In the end “perhaps we’ll die” is the sinister refrain.
Third Party, Fire and Theft: No acoustic this time, we get a prepared piano (I think) and some evidence of the remaining post-punk influence in a staccato guitar backing and punch drum.* It’s the tale of (what may be) an insurance salesman who can’t perform for his wife, who is mocking him for it, and his fears of an adulterer coming to take his place. This seems to be confirmed by finding cigarette ash in the bed. Good job he has insurance.
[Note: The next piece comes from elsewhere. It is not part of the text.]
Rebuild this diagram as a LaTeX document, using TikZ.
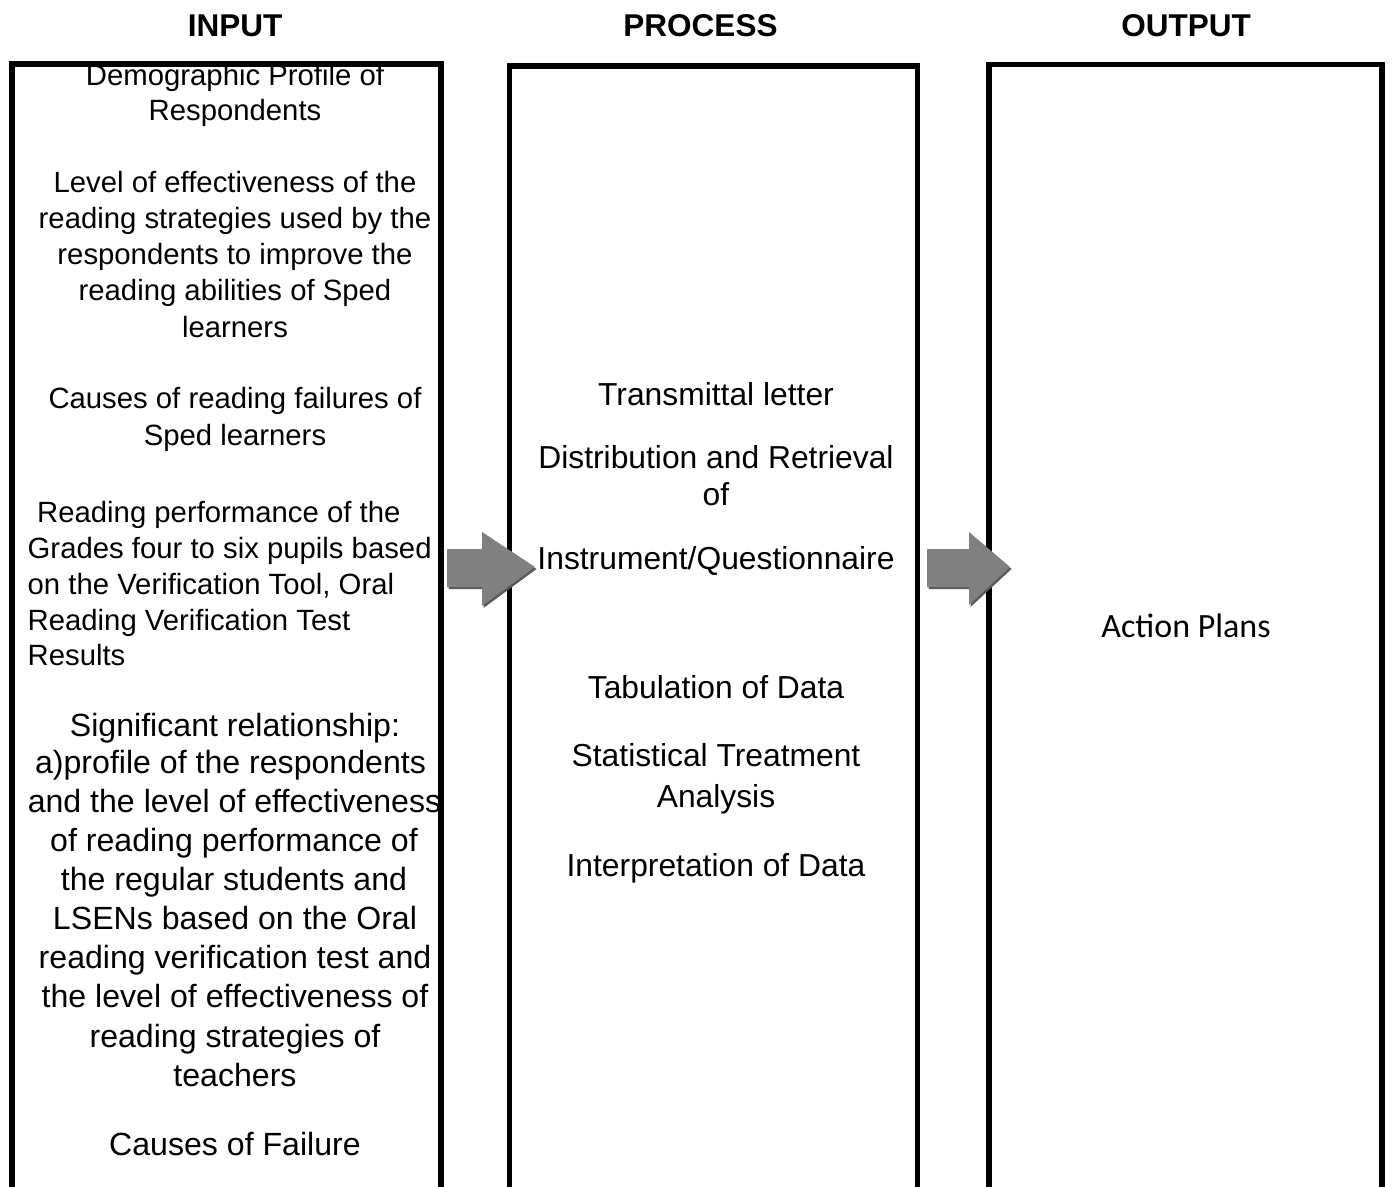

There’s actually guitar feedback – a rarity with Momus – in the middle and it really works to represent the possible violence when the two men meet. Which doesn’t come to much as the narrator “can’t afford to sprain his wrist”, which of course a guitar player can’t. The last verse throws in references to Laura Ashley, Durex and Marlboro. This shows a desire to ground the story in the real world but as Momus would find later, it also proves to be a risky strategy to use brand names in such a twisted narrative.
Hotel Marquis De Sade: The story of two middle class English boys and a middle class English girl having a threesome in a Mediterranean hotel. Calling it the Hotel Marquis De Sade is a little obvious, but makes the point as well as anything. Given Mr. Currie lived in Greece for a while, it’s easy to muse if this is autobiographical. It’s acoustic again, with some form of woodwind and backing vocals, as well as atmospheric effects, and very pretty, although the actual chorus of “beast with three backs” and associated “ba ba s” is rather grating. The highlight is the last minute where Momus goes all ASMR and whispers lines from the Wasteland, which is about imagining a third person being present. It’s spooky and by far the most memorable part of the EP for me.
The EP included the tag line: “First in a series of Immoral Tales and Imaginary Lives. Next: Momus sings the Old Testament to the new instruments.”
He did too. The first full Momus album Circus Maximus was released three months later, along similar lines musically and was indeed a concept album based on the Old Testament.
*I have no musical knowledge to speak of. If I say there’s a clarinet when it’s an oboe, live with it.